• _Problem statement_: List each line of the data that holds the word "this".

[Start Data records]

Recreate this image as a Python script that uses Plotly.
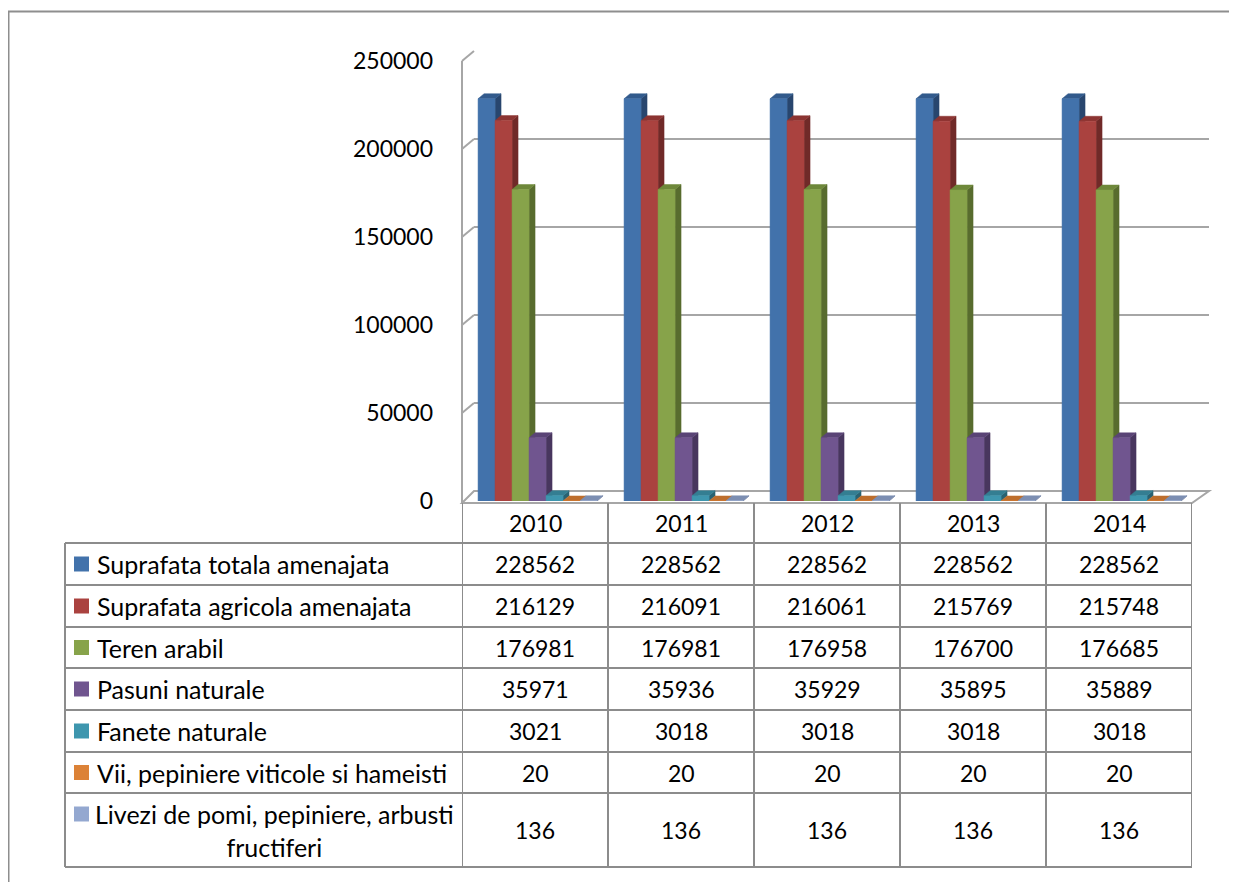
import plotly.graph_objects as go

years = ['2010', '2011', '2012', '2013', '2014']
series_names = [
    'Suprafata totala amenajata',
    'Suprafata agricola amenajata',
    'Teren arabil',
    'Pasuni naturale',
    'Fanete naturale',
    'Vii, pepiniere viticole si hameisti',
    'Livezi de pomi, pepiniere, arbusti fructiferi',
]
totala = [228562, 228562, 228562, 228562, 228562]
agricola = [216129, 216091, 216061, 215769, 215748]
arabil = [176981, 176981, 176958, 176700, 176685]
pasuni = [35971, 35936, 35929, 35895, 35889]
fanete = [3021, 3018, 3018, 3018, 3018]
vii = [20, 20, 20, 20, 20]
livezi = [136, 136, 136, 136, 136]
y_ticks = [0, 50000, 100000, 150000, 200000, 250000]

series_values = [totala, agricola, arabil, pasuni, fanete, vii, livezi]

front_colors = ['rgb(66,114,171)', 'rgb(170,66,63)', 'rgb(135,163,74)', 'rgb(112,85,143)',
                'rgb(62,150,174)', 'rgb(220,130,55)', 'rgb(148,168,208)']
side_colors = ['rgb(40,70,110)', 'rgb(112,42,40)', 'rgb(88,108,46)', 'rgb(72,54,94)',
               'rgb(40,98,114)', 'rgb(150,88,36)', 'rgb(100,114,146)']
top_colors = ['rgb(50,90,140)', 'rgb(140,52,50)', 'rgb(110,136,58)', 'rgb(90,68,118)',
              'rgb(52,126,146)', 'rgb(190,110,44)', 'rgb(124,142,178)']

W, H = 1237, 882
OFF = 8  # page body margin shifts the figure by this much
YMAX = 250000
# front plane (pixels in the page)
X0, X1, Y0, YT = 462, 1192, 501, 61
# back wall (pixels in the page)
BX0, BX1, BY0, BYT = 474, 1209, 491, 51


def px(x):
    return (x - OFF) / W


def py(y):
    return 1 - (y - OFF) / H


def fy(t):
    return Y0 - t / YMAX * (Y0 - YT)


def by(t):
    return BY0 - t / YMAX * (BY0 - BYT)


cat_px = (X1 - X0) / len(years)
w = 17 / cat_px
dx = 6 / cat_px
dy = 5 * YMAX / (Y0 - YT)
left = -0.39

fig = go.Figure()

# back wall grid lives on x/y so it sits under the bars
fig.add_trace(go.Scatter(x=[0], y=[0], mode='markers', marker=dict(opacity=0),
                         hoverinfo='skip', showlegend=False, xaxis='x', yaxis='y'))

for j, (name, vals) in enumerate(zip(series_names, series_values)):
    fx, fyy, sx, sy, tx, ty = [], [], [], [], [], []
    for i, v in enumerate(vals):
        xl = i + left + j * w
        xr = xl + w
        sx += [xr, xr + dx, xr + dx, xr, xr, None]
        sy += [0, dy, v + dy, v, 0, None]
        tx += [xl, xr, xr + dx, xl + dx, xl, None]
        ty += [v, v, v + dy, v + dy, v, None]
        fx += [xl, xr, xr, xl, xl, None]
        fyy += [0, 0, v, v, 0, None]
    for xs, ys, col in [(sx, sy, side_colors[j]), (tx, ty, top_colors[j]), (fx, fyy, front_colors[j])]:
        fig.add_trace(go.Scatter(
            x=xs, y=ys, mode='lines', fill='toself', fillcolor=col,
            line=dict(color=col, width=0.5), name=name, showlegend=False,
            hoverinfo='skip', xaxis='x2', yaxis='y2'))

shapes = []
grid = dict(color='#A6A6A6', width=2)
tab = dict(color='#8C8C8C', width=2)

# outer frame
shapes.append(dict(type='line', xref='paper', yref='paper', x0=px(8.5), x1=px(8.5),
                   y0=py(11), y1=0, line=dict(color='#8E8E8E', width=2)))
shapes.append(dict(type='line', xref='paper', yref='paper', x0=px(8), x1=1,
                   y0=py(11.5), y1=py(11.5), line=dict(color='#8E8E8E', width=2)))

# side wall
shapes.append(dict(type='line', xref='paper', yref='paper', x0=px(X0), x1=px(X0),
                   y0=py(Y0 + 2), y1=py(YT), line=grid))
for t in y_ticks[1:]:
    shapes.append(dict(type='line', xref='paper', yref='paper', x0=px(X0), x1=px(BX0),
                       y0=py(fy(t)), y1=py(by(t)), line=grid))

# floor
shapes.append(dict(type='path', xref='paper', yref='paper', layer='below',
                   path='M {} {} L {} {} L {} {} L {} {} Z'.format(
                       px(X0), py(Y0 + 2), px(X1), py(Y0 + 2),
                       px(BX1), py(BY0), px(BX0), py(BY0)),
                   line=grid, fillcolor='white'))

# data table
row_lines = [543, 585, 627, 668, 710, 752, 793, 867]
TL = 65
for k in range(len(years) + 1):
    shapes.append(dict(type='line', xref='x2', yref='paper', x0=k - 0.5, x1=k - 0.5,
                       y0=py(Y0 + 2), y1=py(row_lines[-1]), line=tab))
shapes.append(dict(type='line', xref='paper', yref='paper', x0=px(TL), x1=px(TL),
                   y0=py(row_lines[0]), y1=py(row_lines[-1]), line=tab))
for r in row_lines:
    shapes.append(dict(type='line', xref='paper', yref='paper', x0=px(TL), x1=px(X1),
                       y0=py(r), y1=py(r), line=tab))

FAM = 'Lato, Carlito, sans-serif'
num_font = dict(family=FAM, size=23, color='black')
lab_font = dict(family=FAM, size=25, color='black')
annotations = []
for i, yr in enumerate(years):
    annotations.append(dict(x=i, y=py((Y0 + 2 + row_lines[0]) / 2), xref='x2', yref='paper',
                            xanchor='center', yanchor='middle',
                            text=yr, showarrow=False, font=num_font))

for j, (name, vals) in enumerate(zip(series_names, series_values)):
    yc = (row_lines[j] + row_lines[j + 1]) / 2
    if j == len(series_names) - 1:
        first, last = name.rsplit(' ', 1)
        annotations.append(dict(x=px(274), y=py(yc), xref='paper', yref='paper',
                                xanchor='center', yanchor='middle',
                                text=first + '<br>' + last, showarrow=False, align='center',
                                font=lab_font))
        sw = yc - 16
    else:
        annotations.append(dict(x=px(95), y=py(yc), xref='paper', yref='paper',
                                xanchor='left', yanchor='middle',
                                text=name, showarrow=False, font=lab_font))
        sw = yc
    shapes.append(dict(type='rect', xref='paper', yref='paper', x0=px(74), x1=px(89),
                       y0=py(sw - 7.5), y1=py(sw + 7.5), fillcolor=front_colors[j],
                       line=dict(width=0)))
    for i, v in enumerate(vals):
        annotations.append(dict(x=i, y=py(yc), xref='x2', yref='paper', text=str(v),
                                xanchor='center', yanchor='middle',
                                showarrow=False, font=num_font))

fig.update_layout(
    width=W, height=H,
    margin=dict(l=0, r=0, t=0, b=0, autoexpand=False),
    paper_bgcolor='white', plot_bgcolor='rgba(0,0,0,0)',
    showlegend=False,
    xaxis=dict(domain=[px(BX0), px(BX1)], range=[0, 1], visible=False, anchor='y',
               automargin=False),
    yaxis=dict(domain=[py(BY0), py(BYT)], range=[0, YMAX], tickvals=y_ticks,
               showticklabels=False, showgrid=True, gridcolor='#A6A6A6', gridwidth=2,
               zeroline=False, showline=False, anchor='x', automargin=False),
    xaxis2=dict(domain=[px(X0), px(X1)], range=[-0.5, len(years) - 0.5], visible=False,
                anchor='y2', automargin=False),
    yaxis2=dict(domain=[py(Y0), py(YT)], range=[0, YMAX], tickvals=y_ticks,
                ticktext=[str(t) for t in y_ticks], showgrid=False, zeroline=False,
                showline=False, anchor='x2', ticks='', ticklabelstandoff=28,
                automargin=False,
                tickfont=dict(family=FAM, size=23, color='black')),
    shapes=shapes,
    annotations=annotations,
)

fig.write_html("out.html")
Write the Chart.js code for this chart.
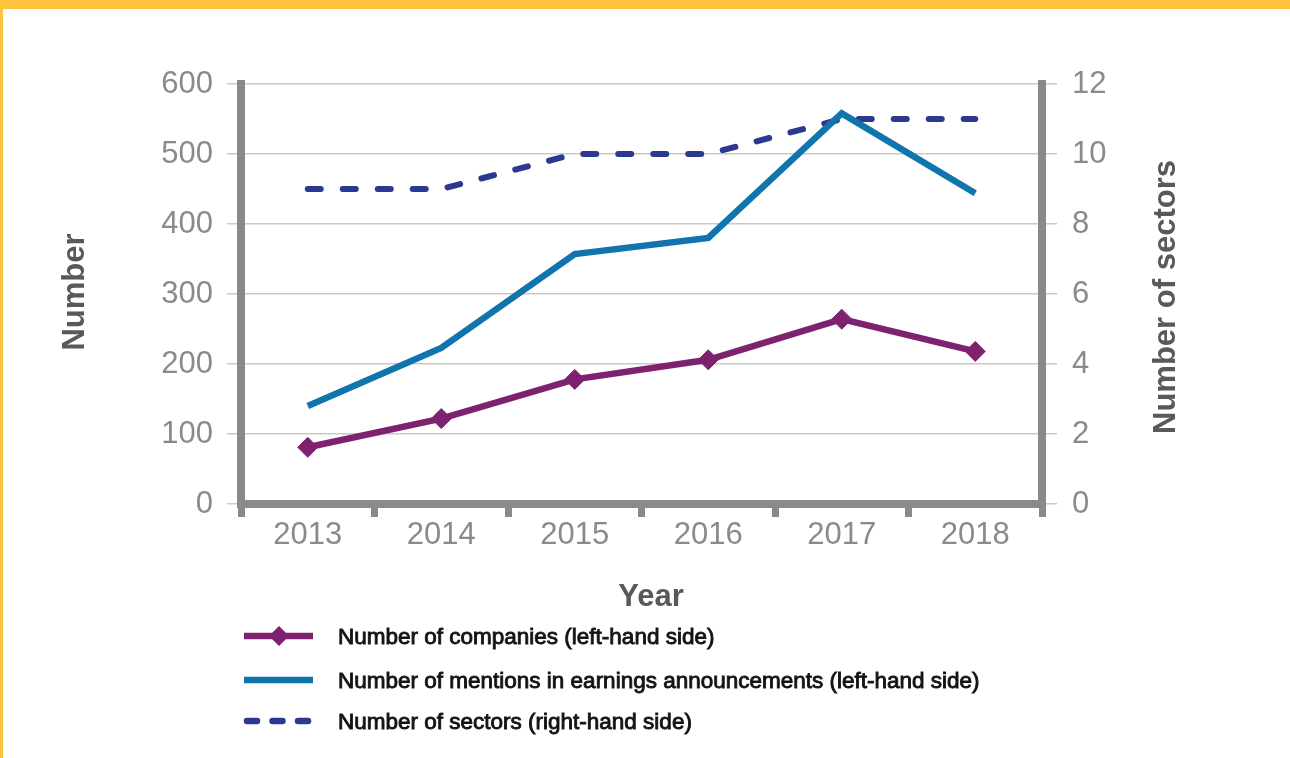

[End Data records]

• _Output of the exercise_:
Recreate this image as a Python script that uses Plotly.
OFF = 8  # page body margin shifts the figure by this much
Write the Chart.js code for this chart.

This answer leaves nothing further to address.